As record numbers of Britons are forced to use food banks and homelessness soars, for many people rampant poverty, not Brexit, is the main issue in next week’s general election.
In Slough, west of London and just 6.4km from Queen Elizabeth II’s opulent Windsor Castle residence, ex-drug addict John unwraps Christmas chocolates.
“Without these people, we wouldn’t be able to eat so ... people like us couldn’t really exist,” he told reporters at a food bank operating out of the Slough Baptist Church.
Photo: AFP
Anti-hunger campaigners the Trussell Trust, which runs the facility and more than 1,200 food banks like it, handed out a record 823,145 emergency parcels — which each comprise food for three days — in the six months to September.
That was the busiest half-year since the organization was created in 1997 and marked a 23 percent surge from the same period last year.
In Slough, a large industrial town of 162,000 people best known in recent years as the drab setting for comedian Ricky Gervais’ cult comedy The Office, the increase was 29 percent.
The jump in demand was partly from the working poor struggling to make ends meet.
With polls on Thursday next week, British Prime Minister Boris Johnson and Labour Party leader Jeremy Corbyn have vowed to address inequality.
However, more than a decade after the global financial crisis that sparked a vicious worldwide recession, many cities, towns and villages across Britain have yet to recover from harsh austerity.
“Slough is in such a bad state,” said John, who declined to give his real name. “This place is full of poverty and where there’s poverty there’s drugs, and where there’s drugs there’s going to be addicts, and where there’s addicts there’s going to be burglaries.”

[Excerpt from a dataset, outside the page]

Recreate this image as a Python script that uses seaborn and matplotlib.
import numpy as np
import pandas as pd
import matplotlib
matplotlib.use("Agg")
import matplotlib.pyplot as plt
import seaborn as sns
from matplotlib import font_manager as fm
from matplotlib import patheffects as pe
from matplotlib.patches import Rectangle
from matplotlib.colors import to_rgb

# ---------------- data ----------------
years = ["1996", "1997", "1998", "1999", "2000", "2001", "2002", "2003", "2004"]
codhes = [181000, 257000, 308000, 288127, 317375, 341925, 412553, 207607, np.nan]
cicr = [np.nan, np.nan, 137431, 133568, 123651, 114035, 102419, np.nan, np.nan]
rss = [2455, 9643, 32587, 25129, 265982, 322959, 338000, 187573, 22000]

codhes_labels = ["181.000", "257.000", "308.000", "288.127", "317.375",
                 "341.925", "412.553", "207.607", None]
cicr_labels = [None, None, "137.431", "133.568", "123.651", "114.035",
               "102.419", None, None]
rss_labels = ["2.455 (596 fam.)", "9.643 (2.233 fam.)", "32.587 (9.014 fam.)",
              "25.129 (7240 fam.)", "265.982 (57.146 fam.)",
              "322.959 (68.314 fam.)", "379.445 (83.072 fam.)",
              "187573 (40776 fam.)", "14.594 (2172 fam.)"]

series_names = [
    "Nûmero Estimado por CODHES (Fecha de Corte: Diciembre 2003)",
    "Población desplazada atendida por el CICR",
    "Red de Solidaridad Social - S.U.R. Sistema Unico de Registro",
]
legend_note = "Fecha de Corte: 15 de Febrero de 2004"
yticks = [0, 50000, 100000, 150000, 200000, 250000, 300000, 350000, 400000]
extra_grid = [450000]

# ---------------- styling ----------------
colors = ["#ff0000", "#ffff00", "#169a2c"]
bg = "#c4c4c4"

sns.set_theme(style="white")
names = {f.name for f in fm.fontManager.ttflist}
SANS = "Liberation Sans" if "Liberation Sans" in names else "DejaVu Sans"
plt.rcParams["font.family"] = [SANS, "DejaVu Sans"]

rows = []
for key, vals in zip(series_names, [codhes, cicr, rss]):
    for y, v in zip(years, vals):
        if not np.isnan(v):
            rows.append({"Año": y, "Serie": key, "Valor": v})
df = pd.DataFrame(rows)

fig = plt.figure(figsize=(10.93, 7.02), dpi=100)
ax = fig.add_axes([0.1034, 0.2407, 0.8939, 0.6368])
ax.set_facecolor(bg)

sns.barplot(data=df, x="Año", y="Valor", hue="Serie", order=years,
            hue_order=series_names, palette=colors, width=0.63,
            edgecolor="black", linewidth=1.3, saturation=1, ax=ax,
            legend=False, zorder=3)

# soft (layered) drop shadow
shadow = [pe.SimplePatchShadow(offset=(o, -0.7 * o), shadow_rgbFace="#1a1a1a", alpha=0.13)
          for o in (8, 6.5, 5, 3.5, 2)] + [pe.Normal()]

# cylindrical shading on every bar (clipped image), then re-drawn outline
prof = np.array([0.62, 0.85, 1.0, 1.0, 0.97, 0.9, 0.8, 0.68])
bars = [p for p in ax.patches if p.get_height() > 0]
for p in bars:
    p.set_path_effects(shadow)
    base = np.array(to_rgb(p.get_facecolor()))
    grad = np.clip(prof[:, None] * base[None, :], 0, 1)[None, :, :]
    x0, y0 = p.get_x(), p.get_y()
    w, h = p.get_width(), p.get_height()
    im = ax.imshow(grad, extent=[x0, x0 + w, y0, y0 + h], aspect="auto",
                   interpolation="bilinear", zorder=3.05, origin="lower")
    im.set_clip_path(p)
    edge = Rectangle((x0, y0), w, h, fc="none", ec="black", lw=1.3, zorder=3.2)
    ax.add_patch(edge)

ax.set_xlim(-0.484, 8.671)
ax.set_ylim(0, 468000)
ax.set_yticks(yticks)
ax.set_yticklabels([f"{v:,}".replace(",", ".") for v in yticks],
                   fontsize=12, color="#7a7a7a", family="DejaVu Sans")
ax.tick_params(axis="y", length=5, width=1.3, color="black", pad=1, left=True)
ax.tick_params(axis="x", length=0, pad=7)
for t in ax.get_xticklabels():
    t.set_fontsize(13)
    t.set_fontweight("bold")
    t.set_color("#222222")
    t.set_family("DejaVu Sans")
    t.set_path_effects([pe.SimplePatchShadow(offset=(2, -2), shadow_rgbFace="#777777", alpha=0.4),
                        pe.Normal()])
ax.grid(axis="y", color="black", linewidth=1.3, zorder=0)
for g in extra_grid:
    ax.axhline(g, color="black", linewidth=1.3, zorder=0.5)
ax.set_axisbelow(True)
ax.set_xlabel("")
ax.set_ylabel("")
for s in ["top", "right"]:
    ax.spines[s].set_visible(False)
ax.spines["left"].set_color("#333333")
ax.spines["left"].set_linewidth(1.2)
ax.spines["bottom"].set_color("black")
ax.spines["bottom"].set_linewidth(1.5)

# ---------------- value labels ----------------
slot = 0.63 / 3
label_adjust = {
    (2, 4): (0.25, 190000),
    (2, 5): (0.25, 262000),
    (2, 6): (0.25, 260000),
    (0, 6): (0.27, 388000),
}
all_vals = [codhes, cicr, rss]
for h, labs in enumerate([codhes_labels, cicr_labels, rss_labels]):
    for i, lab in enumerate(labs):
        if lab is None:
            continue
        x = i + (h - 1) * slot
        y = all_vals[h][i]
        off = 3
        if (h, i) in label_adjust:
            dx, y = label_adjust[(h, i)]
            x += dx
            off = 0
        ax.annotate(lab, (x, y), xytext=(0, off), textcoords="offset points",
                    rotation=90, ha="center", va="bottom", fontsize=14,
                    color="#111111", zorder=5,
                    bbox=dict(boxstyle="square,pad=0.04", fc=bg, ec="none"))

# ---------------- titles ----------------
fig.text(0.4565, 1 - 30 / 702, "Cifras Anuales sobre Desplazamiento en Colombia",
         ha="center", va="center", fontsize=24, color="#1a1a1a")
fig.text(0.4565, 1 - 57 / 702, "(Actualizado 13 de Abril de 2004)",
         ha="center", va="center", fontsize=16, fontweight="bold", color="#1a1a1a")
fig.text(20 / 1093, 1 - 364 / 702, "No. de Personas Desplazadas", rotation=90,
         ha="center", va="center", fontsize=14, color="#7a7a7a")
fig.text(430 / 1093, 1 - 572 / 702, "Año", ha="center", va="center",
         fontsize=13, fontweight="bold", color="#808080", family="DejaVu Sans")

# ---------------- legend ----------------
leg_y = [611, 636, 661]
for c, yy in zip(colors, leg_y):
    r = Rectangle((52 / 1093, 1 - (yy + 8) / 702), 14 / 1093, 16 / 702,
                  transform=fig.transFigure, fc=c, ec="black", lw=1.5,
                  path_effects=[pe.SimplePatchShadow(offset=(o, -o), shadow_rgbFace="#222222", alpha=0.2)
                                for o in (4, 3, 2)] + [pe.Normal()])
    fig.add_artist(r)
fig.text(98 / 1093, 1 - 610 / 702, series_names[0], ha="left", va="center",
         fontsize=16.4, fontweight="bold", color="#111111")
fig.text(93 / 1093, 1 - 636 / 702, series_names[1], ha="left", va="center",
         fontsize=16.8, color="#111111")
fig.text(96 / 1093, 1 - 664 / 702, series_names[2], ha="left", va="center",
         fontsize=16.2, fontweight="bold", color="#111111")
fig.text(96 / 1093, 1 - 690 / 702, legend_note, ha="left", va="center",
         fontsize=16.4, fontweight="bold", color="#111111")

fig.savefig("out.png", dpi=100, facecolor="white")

“What I find ridiculous is no [politician] is speaking about the main issues, which [are] mental health and poverty and drugs addiction ... within communities that are receiving less money,” he said.

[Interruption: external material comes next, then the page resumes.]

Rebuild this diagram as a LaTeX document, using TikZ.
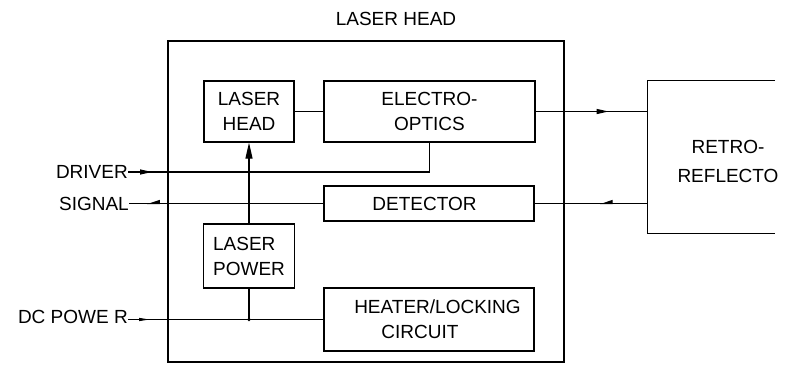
\documentclass[tikz,border=0pt]{standalone}
\usepackage{fontspec}
\setmainfont{Liberation Sans}
\usetikzlibrary{arrows.meta,decorations.markings}
\tikzset{
  box/.style={draw, line width=1.2pt, inner sep=0pt, align=center},
  wire/.style={line width=1.2pt},
  lbl/.style={inner sep=0pt, align=center},
  tipat/.style 2 args={postaction={decorate},
    decoration={markings, mark=at position #1 with {\arrow{#2}}}},
  rtip/.style={tipat={#1}{Triangle[length=12pt,width=5pt]}},
  htip/.style={tipat={#1}{Triangle[length=11pt,width=7pt,harpoon,swap]}},
  dctip/.style={tipat={#1}{Triangle[length=11pt,width=3pt]}},
}
\begin{document}
\begin{tikzpicture}[x=1pt,y=-1pt,font=\fontsize{19}{25}\selectfont]
\useasboundingbox (0,0) rectangle (791,372);
% outer box and title
\node[box, minimum width=396pt, minimum height=321pt] (outer) at (366,201.5) {};
\node[lbl] (title) at (396,19) {LASER HEAD};
% inner blocks
\node[box, minimum width=90pt, minimum height=61pt] (lh) at (249,111.5) {LASER\\HEAD};
\node[box, minimum width=211pt, minimum height=61pt] (eo) at (429.5,111.5) {ELECTRO-\\OPTICS};
\node[box, minimum width=210pt, minimum height=35pt] (det) at (429,203.5) {DETECTOR\hspace*{9pt}};
\node[box, align=left, minimum width=91pt, minimum height=64pt] (lp) at (249,256) {LASER\\POWER};
\node[box, minimum width=210pt, minimum height=63pt] (ht) at (429,319.5) {\hspace*{17pt}HEATER/LOCKING\\CIRCUIT\hspace*{18pt}};
% retro-reflector (cut at the right edge)
\node[inner sep=0pt, minimum width=127pt, minimum height=152pt] (retro) at (711.5,157) {};
\node[lbl] (rtext) at (728,161) {RETRO-\\[4pt]REFLECTO};
\draw[wire] (retro.north east) -- (retro.north west) -- (retro.south west) -- (retro.south east);
% external labels
\node[lbl, anchor=east] (driver) at (128,172) {DRIVER};
\node[lbl, anchor=east] (signal) at (129,204) {SIGNAL};
\node[lbl, anchor=east] (dc) at (128,317) {DC POWE R};
% connectors
\draw[wire] (lh.east) -- (eo.west);
\draw[wire, rtip=73pt] (eo.east) -- (eo.east -| retro.west);
\draw[wire, htip=48pt] (retro.west |- det.east) -- (det.east);
\draw[wire, rtip=24pt] (driver.east) -| (eo.south);
\draw[wire, htip=-18pt] (det.west) -- (det.west -| signal.east);
\draw[wire, -{Triangle[length=16pt,width=7pt]}] (lp.north) -- (lh.south);
\coordinate (j) at (lp.south |- ht.west);
\draw[wire] (lp.south) -- (j);
\fill (j) circle (1.8pt);
\draw[wire, dctip=22pt] (dc.east |- ht.west) -- (ht.west);
\end{tikzpicture}
\end{document}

Austerity-driven changes to the welfare system have hit the poorest people the hardest over the past decade, campaigners say.
Those concerns were amplified a year ago when the UN accused the British government of being in a “state of denial” about a growing rich-poor divide.
Since the financial crisis, the government implemented across-the-board cuts and spending freezes. There were also attempts to restructure the Universal Credit welfare payments system to encourage people to work.
The program is deeply unpopular because claimants must wait five weeks for their first payment, which can push the poorest people into more debt and poverty, food bank volunteers say.
The independent Social Metrics Commission estimates there are 14.3 million Britons in poverty, or just over one in five of the population. About 4.6 million of those are children.
However, the poverty rate held between 21 and 25 percent since early 2000, under governments of all political colors, the commission said.
“Household income has been affected by welfare changes, rises in the cost of living and in particular, rents,” said Judith Cavanagh, coordinator at charity coalition End Child Poverty. “This is why two-thirds of children in poverty now come from a working household. Families are finding that they have to cut back on essentials like food, heating and clothing.”
Meanwhile, homelessness is soaring and accounts for one-fifth of food bank usage.
Increasingly, many homeless people are in work, yet unable to afford housing.
“Homelessness is the most extreme expression of poverty,” said Jasmine Basran, policy and public affairs manager at charity Crisis UK. “We know people are pushed into homelessness when they cannot afford to cover the cost of basic essentials — their rent, their food, their bills.”
There were 171,000 homeless families and individuals sleeping on streets, in cars, buses or emergency accommodation, a 2017 study from Crisis UK showed.
Britain faces a “homelessness crisis” requiring immediate action, said Basran, whose charity wants the next government to unfreeze benefits, build social housing and invest in services.
Similarly it wants an end to food banks, which, while currently playing a “critical role,” should not be necessary.
“People should be receiving the support they need to be able to live and thrive,” Basran said.
Access to food banks is granted via referrals from care professionals like doctors and social workers, who issue vouchers.
John, who lives in Slough in temporary accommodation after being homeless, remains unconvinced that the election will change anything for poor people.
“I think all politics is bullshit and they need to have someone who is a bit more realistic and lived on the streets of London, on the poverty side,” he said. “They need someone like that in charge. Only someone that has come through the gutter would know what it’s like.”